= Eugene Von Grona =

German dancer and choreographer

Eugene Von Grona (January 23, 1908 - March 29, 2000) was a German professional dancer and choreographer. He was born in Berlin as Eugen Pressner. As a child he visited the United States quite frequently, where he became enamored with the cakewalk and minstrel shows. By the 1920s, after completing his studies under Mary Wigman, von Grona finally made his move to the United States with his wife Leni Bouvier (born Leni Cohen, Bonn, November 15, 1905; died Berlin, January 2, 1994). Both dancers, they were fascinated by the new artistic innovations of the Harlem Renaissance. He enjoyed the sounds of Duke Ellington and other ragtime favorites. In 1930, Von Grona arranged the dance, "Mechanical Ballet," for the Broadway musical, Fine and Dandy. Brooks Atkinson of the New York Times said, "the most stunning dance number is a mechanical ballet, which is quite the most vivid of its kind."

It was in 1934 that von Grona and his wife (billed as Leni Bouvier) appeared as themselves in a film short for Vitaphone, whose studios were located in Brooklyn, New York. The film starred Lillian Roth and was released April 7, 1934 as Story Conference (1934). "Since von Grona's career was focused on the stage and recital hall, it is fortunate that this film exists of him and his wife."

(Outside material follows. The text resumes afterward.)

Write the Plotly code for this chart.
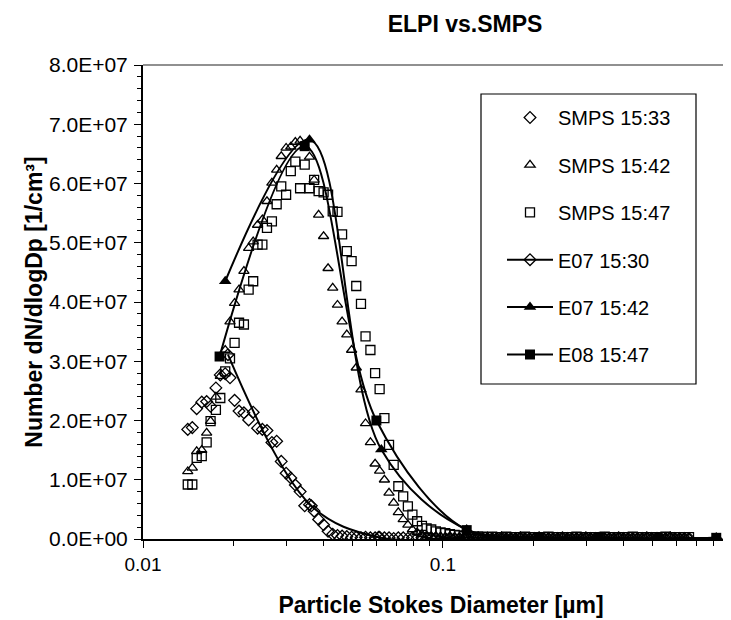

In 1935, he began dancing and directing ballets at the Roxy Theatre.

==Major contributions==

Quickly he was confronted with racial boundaries, as many American theaters were segregated by law or custom. Performing opportunities were extremely limited to black dancers, and many ballet studios would not accept black students. He decided that the dancers at Roxy were too light and stated, "I want them black, black, all Negro." Not long after, Von Grona established a Negro Ballet company. The first Negro ballet company was Helmsley Winfield's New Negro Art Theatre Dance Group. They debuted on March 6, 1931 and continued to perform until just after Winfield's death January 15, 1934.

Von Grona wanted to blend the ballet technique with Harlem. He began by advertising in newspapers and even offering scholarships to prospective dancers. His all-black company was composed of 20 dancers. The company debuted on November 21, 1937, at the Lafayette Theatre in Harlem. The dances, including The Firebird, were accompanied by an all-black member symphony, and included musical selections by W. C. Handy, Ellington, and Stravinsky. Under Von Grona's direction his dancers, regardless of race, were finally presented as true artists.

Although the company's premiere was a critical moment for the future of dance in America, its success wasn't sustainable. The American Negro Ballet Company survived for barely a year and ended in 1938. Thanks to Von Grona's artistic motivation many other choreographers followed in his footsteps by bringing black Americans to the stage. Just a few years later, the First Negro Classic Ballet premiered in Los Angeles, and by 1954 the New York Negro Ballet was already touring internationally.

==Major works==
Firebird, one of Eugene Von Grona's most famous works, was performed in 1937 at the Lafayette Theater in Harlem by the First American Negro Ballet. The work was a ballet composed of two scenes, lasting for 45 minutes.